- **Work required**: Reproduce the records below in full and exactly, without their images.

[Code that draws figures]
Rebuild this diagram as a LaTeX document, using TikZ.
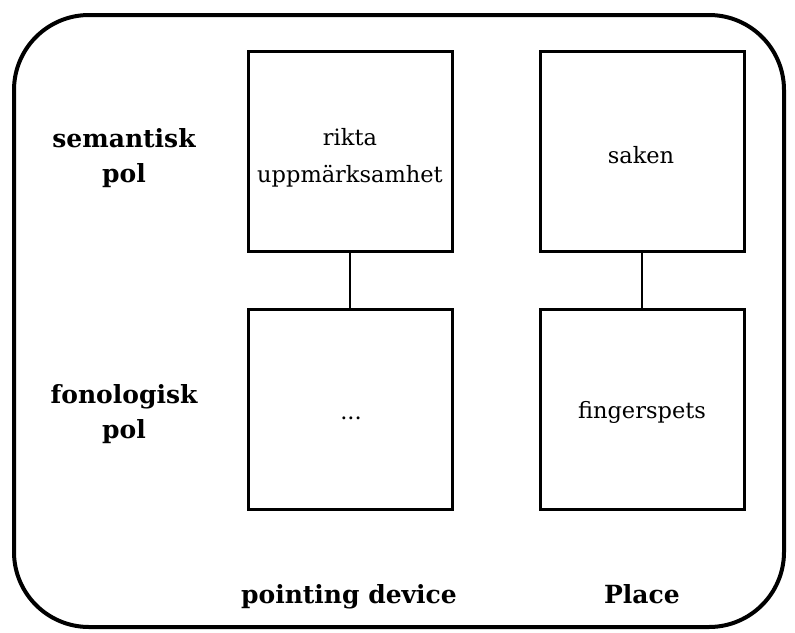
\documentclass[tikz,border=0pt]{standalone}
\usepackage{fontspec}
\setmainfont{DejaVu Serif}
\begin{document}
\begin{tikzpicture}[x=1pt,y=-1pt,
  outer/.style={draw,line width=4pt,rounded corners=75pt},
  cell/.style={draw,line width=3pt,minimum width=204pt,minimum height=200pt,inner sep=0pt},
  txt/.style={anchor=base,align=center,inner sep=0pt,font=\fontsize{22.5}{37}\selectfont},
  lab/.style={anchor=base,align=center,inner sep=0pt,font=\fontsize{25}{35}\selectfont\bfseries},
  link/.style={line width=2pt}]
\useasboundingbox (0,0) rectangle (795,632);
\draw[outer] (14,15) rectangle (784,627);
\node[cell] (a) at (350,151) {};
\node[cell] (b) at (642,151) {};
\node[cell] (c) at (350,409) {};
\node[cell] (d) at (642,409) {};
\draw[link] (a.south) -- (c.north);
\draw[link] (b.south) -- (d.north);
\node[txt] (ta) at (350,182) {rikta\\uppmärksamhet};
\node[txt] (tb) at (641,163) {saken};
\node[txt] (tc) at (351,419) {...};
\node[txt] (td) at (642,418) {fingerspets};
\node[lab] (l1) at (124,182) {semantisk\\pol};
\node[lab] (l2) at (124,438) {fonologisk\\pol};
\node[lab] (l3) at (349,603) {pointing device};
\node[lab] (l4) at (642,603) {Place};
\end{tikzpicture}
\end{document}
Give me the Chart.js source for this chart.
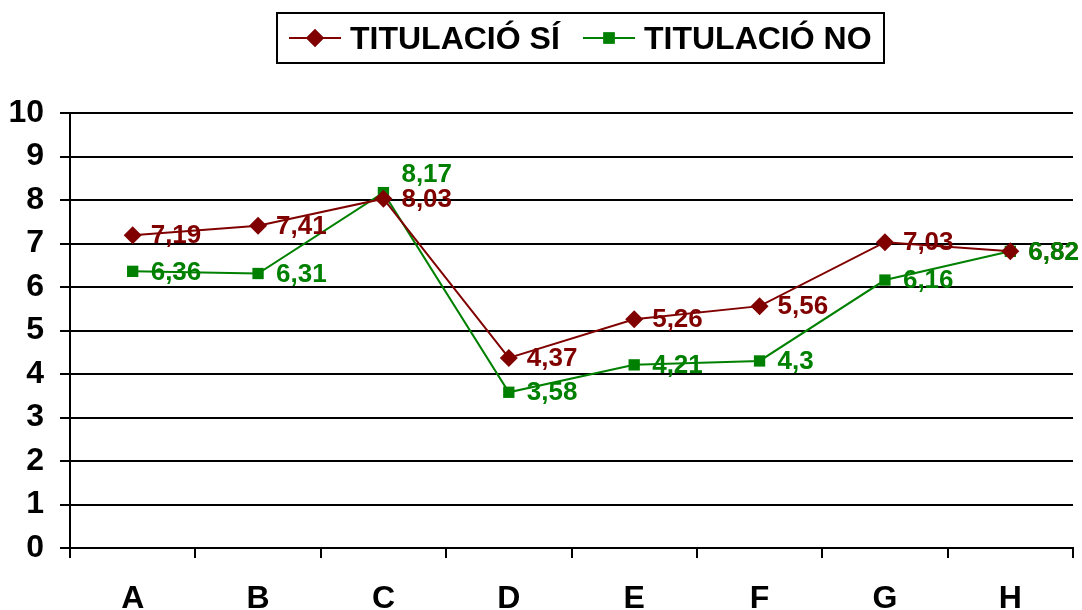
<!DOCTYPE html>
<html>
<head>
<meta charset="utf-8">
<script src="https://cdn.jsdelivr.net/npm/chart.js@4"></script>
<style>
  html, body { margin: 0; padding: 0; background: #fff; }
  #wrap { width: 1082px; height: 610px; }
</style>
</head>
<body>
<div id="wrap"><canvas id="chart" width="1082" height="610"></canvas></div>
<script>
const categories = ['A', 'B', 'C', 'D', 'E', 'F', 'G', 'H'];
const titulacioSi = [7.19, 7.41, 8.03, 4.37, 5.26, 5.56, 7.03, 6.82];
const titulacioNo = [6.36, 6.31, 8.17, 3.58, 4.21, 4.3, 6.16, 6.82];
const seriesNames = ['TITULACIÓ SÍ', 'TITULACIÓ NO'];

const RED = '#800000';
const GREEN = '#008000';
const FONT = '"Liberation Sans", Arial, sans-serif';

// value labels next to each point (comma as decimal separator)
const valueLabels = {
    id: 'valueLabels',
    afterDatasetsDraw(chart) {
        const ctx = chart.ctx;
        ctx.save();
        ctx.font = 'bold 26px ' + FONT;
        ctx.textAlign = 'left';
        ctx.textBaseline = 'middle';
        chart.data.datasets.forEach((ds, i) => {
            const meta = chart.getDatasetMeta(i);
            ctx.fillStyle = ds.borderColor;
            meta.data.forEach((pt, j) => {
                let dy = 1;
                if (i === 1 && j === 2) dy = -18; // label sits above the point at C
                const txt = String(ds.data[j]).replace('.', ',');
                ctx.fillText(txt, pt.x + 18, pt.y + dy);
            });
        });
        ctx.restore();
    }
};

// boxed legend at the top
const boxLegend = {
    id: 'boxLegend',
    afterDraw(chart) {
        const ctx = chart.ctx;
        ctx.save();
        ctx.strokeStyle = '#000';
        ctx.lineWidth = 2;
        ctx.strokeRect(277, 13, 607, 50);
        const y = 38;
        const items = [
            { x: 289, color: RED, style: 'rectRot', r: 9, text: seriesNames[0], tx: 350 },
            { x: 583, color: GREEN, style: 'rect', r: 8, text: seriesNames[1], tx: 644 }
        ];
        ctx.font = 'bold 32px ' + FONT;
        ctx.textBaseline = 'middle';
        items.forEach(it => {
            ctx.strokeStyle = it.color;
            ctx.lineWidth = 2;
            ctx.beginPath();
            ctx.moveTo(it.x, y);
            ctx.lineTo(it.x + 52, y);
            ctx.stroke();
            ctx.fillStyle = it.color;
            Chart.helpers.drawPoint(ctx, { pointStyle: it.style, radius: it.r, borderWidth: 0 }, it.x + 26, y);
            ctx.fill();
            ctx.fillStyle = '#000';
            ctx.fillText(it.text, it.tx, y + 2);
        });
        ctx.restore();
    }
};

new Chart(document.getElementById('chart').getContext('2d'), {
    type: 'line',
    data: {
        labels: categories,
        datasets: [
            {
                label: seriesNames[0],
                data: titulacioSi,
                borderColor: RED,
                backgroundColor: RED,
                borderWidth: 2,
                pointStyle: 'rectRot',
                pointRadius: 9,
                pointBorderWidth: 0,
                tension: 0
            },
            {
                label: seriesNames[1],
                data: titulacioNo,
                borderColor: GREEN,
                backgroundColor: GREEN,
                borderWidth: 2,
                pointStyle: 'rect',
                pointRadius: 8,
                pointBorderWidth: 0,
                tension: 0
            }
        ]
    },
    options: {
        responsive: false,
        animation: false,
        layout: { padding: { top: 113, right: 5, left: 0, bottom: 0 } },
        plugins: {
            legend: { display: false },
            tooltip: { enabled: false }
        },
        scales: {
            x: {
                offset: true,
                grid: {
                    offset: true,
                    drawOnChartArea: false,
                    color: '#000',
                    lineWidth: 2,
                    tickLength: 10
                },
                border: { color: '#000', width: 2 },
                ticks: {
                    color: '#000',
                    font: { family: FONT, size: 32, weight: 'bold' },
                    padding: 22
                },
                afterFit(scale) { scale.height = 62; }
            },
            y: {
                min: 0,
                max: 10,
                grid: {
                    color: '#000',
                    lineWidth: 2,
                    tickLength: 10
                },
                border: { color: '#000', width: 2 },
                ticks: {
                    stepSize: 1,
                    color: '#000',
                    font: { family: FONT, size: 32, weight: 'bold' },
                    padding: 16
                },
                afterFit(scale) { scale.width = 70; }
            }
        }
    },
    plugins: [valueLabels, boxLegend]
});
</script>
</body>
</html>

- **Written answer**:
Rebuild this diagram as a LaTeX document, using TikZ.
\documentclass[tikz,border=0pt]{standalone}
\usepackage{fontspec}
\setmainfont{DejaVu Serif}
\begin{document}
\begin{tikzpicture}[x=1pt,y=-1pt,
  outer/.style={draw,line width=4pt,rounded corners=75pt},
  cell/.style={draw,line width=3pt,minimum width=204pt,minimum height=200pt,inner sep=0pt},
  txt/.style={anchor=base,align=center,inner sep=0pt,font=\fontsize{22.5}{37}\selectfont},
  lab/.style={anchor=base,align=center,inner sep=0pt,font=\fontsize{25}{35}\selectfont\bfseries},
  link/.style={line width=2pt}]
\useasboundingbox (0,0) rectangle (795,632);
\draw[outer] (14,15) rectangle (784,627);
\node[cell] (a) at (350,151) {};
\node[cell] (b) at (642,151) {};
\node[cell] (c) at (350,409) {};
\node[cell] (d) at (642,409) {};
\draw[link] (a.south) -- (c.north);
\draw[link] (b.south) -- (d.north);
\node[txt] (ta) at (350,182) {rikta\\uppmärksamhet};
\node[txt] (tb) at (641,163) {saken};
\node[txt] (tc) at (351,419) {...};
\node[txt] (td) at (642,418) {fingerspets};
\node[lab] (l1) at (124,182) {semantisk\\pol};
\node[lab] (l2) at (124,438) {fonologisk\\pol};
\node[lab] (l3) at (349,603) {pointing device};
\node[lab] (l4) at (642,603) {Place};
\end{tikzpicture}
\end{document}
Give me the Chart.js source for this chart.
<!DOCTYPE html>
<html>
<head>
<meta charset="utf-8">
<script src="https://cdn.jsdelivr.net/npm/chart.js@4"></script>
<style>
  html, body { margin: 0; padding: 0; background: #fff; }
  #wrap { width: 1082px; height: 610px; }
</style>
</head>
<body>
<div id="wrap"><canvas id="chart" width="1082" height="610"></canvas></div>
<script>
const categories = ['A', 'B', 'C', 'D', 'E', 'F', 'G', 'H'];
const titulacioSi = [7.19, 7.41, 8.03, 4.37, 5.26, 5.56, 7.03, 6.82];
const titulacioNo = [6.36, 6.31, 8.17, 3.58, 4.21, 4.3, 6.16, 6.82];
const seriesNames = ['TITULACIÓ SÍ', 'TITULACIÓ NO'];

const RED = '#800000';
const GREEN = '#008000';
const FONT = '"Liberation Sans", Arial, sans-serif';

// value labels next to each point (comma as decimal separator)
const valueLabels = {
    id: 'valueLabels',
    afterDatasetsDraw(chart) {
        const ctx = chart.ctx;
        ctx.save();
        ctx.font = 'bold 26px ' + FONT;
        ctx.textAlign = 'left';
        ctx.textBaseline = 'middle';
        chart.data.datasets.forEach((ds, i) => {
            const meta = chart.getDatasetMeta(i);
            ctx.fillStyle = ds.borderColor;
            meta.data.forEach((pt, j) => {
                let dy = 1;
                if (i === 1 && j === 2) dy = -18; // label sits above the point at C
                const txt = String(ds.data[j]).replace('.', ',');
                ctx.fillText(txt, pt.x + 18, pt.y + dy);
            });
        });
        ctx.restore();
    }
};

// boxed legend at the top
const boxLegend = {
    id: 'boxLegend',
    afterDraw(chart) {
        const ctx = chart.ctx;
        ctx.save();
        ctx.strokeStyle = '#000';
        ctx.lineWidth = 2;
        ctx.strokeRect(277, 13, 607, 50);
        const y = 38;
        const items = [
            { x: 289, color: RED, style: 'rectRot', r: 9, text: seriesNames[0], tx: 350 },
            { x: 583, color: GREEN, style: 'rect', r: 8, text: seriesNames[1], tx: 644 }
        ];
        ctx.font = 'bold 32px ' + FONT;
        ctx.textBaseline = 'middle';
        items.forEach(it => {
            ctx.strokeStyle = it.color;
            ctx.lineWidth = 2;
            ctx.beginPath();
            ctx.moveTo(it.x, y);
            ctx.lineTo(it.x + 52, y);
            ctx.stroke();
            ctx.fillStyle = it.color;
            Chart.helpers.drawPoint(ctx, { pointStyle: it.style, radius: it.r, borderWidth: 0 }, it.x + 26, y);
            ctx.fill();
            ctx.fillStyle = '#000';
            ctx.fillText(it.text, it.tx, y + 2);
        });
        ctx.restore();
    }
};

new Chart(document.getElementById('chart').getContext('2d'), {
    type: 'line',
    data: {
        labels: categories,
        datasets: [
            {
                label: seriesNames[0],
                data: titulacioSi,
                borderColor: RED,
                backgroundColor: RED,
                borderWidth: 2,
                pointStyle: 'rectRot',
                pointRadius: 9,
                pointBorderWidth: 0,
                tension: 0
            },
            {
                label: seriesNames[1],
                data: titulacioNo,
                borderColor: GREEN,
                backgroundColor: GREEN,
                borderWidth: 2,
                pointStyle: 'rect',
                pointRadius: 8,
                pointBorderWidth: 0,
                tension: 0
            }
        ]
    },
    options: {
        responsive: false,
        animation: false,
        layout: { padding: { top: 113, right: 5, left: 0, bottom: 0 } },
        plugins: {
            legend: { display: false },
            tooltip: { enabled: false }
        },
        scales: {
            x: {
                offset: true,
                grid: {
                    offset: true,
                    drawOnChartArea: false,
                    color: '#000',
                    lineWidth: 2,
                    tickLength: 10
                },
                border: { color: '#000', width: 2 },
                ticks: {
                    color: '#000',
                    font: { family: FONT, size: 32, weight: 'bold' },
                    padding: 22
                },
                afterFit(scale) { scale.height = 62; }
            },
            y: {
                min: 0,
                max: 10,
                grid: {
                    color: '#000',
                    lineWidth: 2,
                    tickLength: 10
                },
                border: { color: '#000', width: 2 },
                ticks: {
                    stepSize: 1,
                    color: '#000',
                    font: { family: FONT, size: 32, weight: 'bold' },
                    padding: 16
                },
                afterFit(scale) { scale.width = 70; }
            }
        }
    },
    plugins: [valueLabels, boxLegend]
});
</script>
</body>
</html>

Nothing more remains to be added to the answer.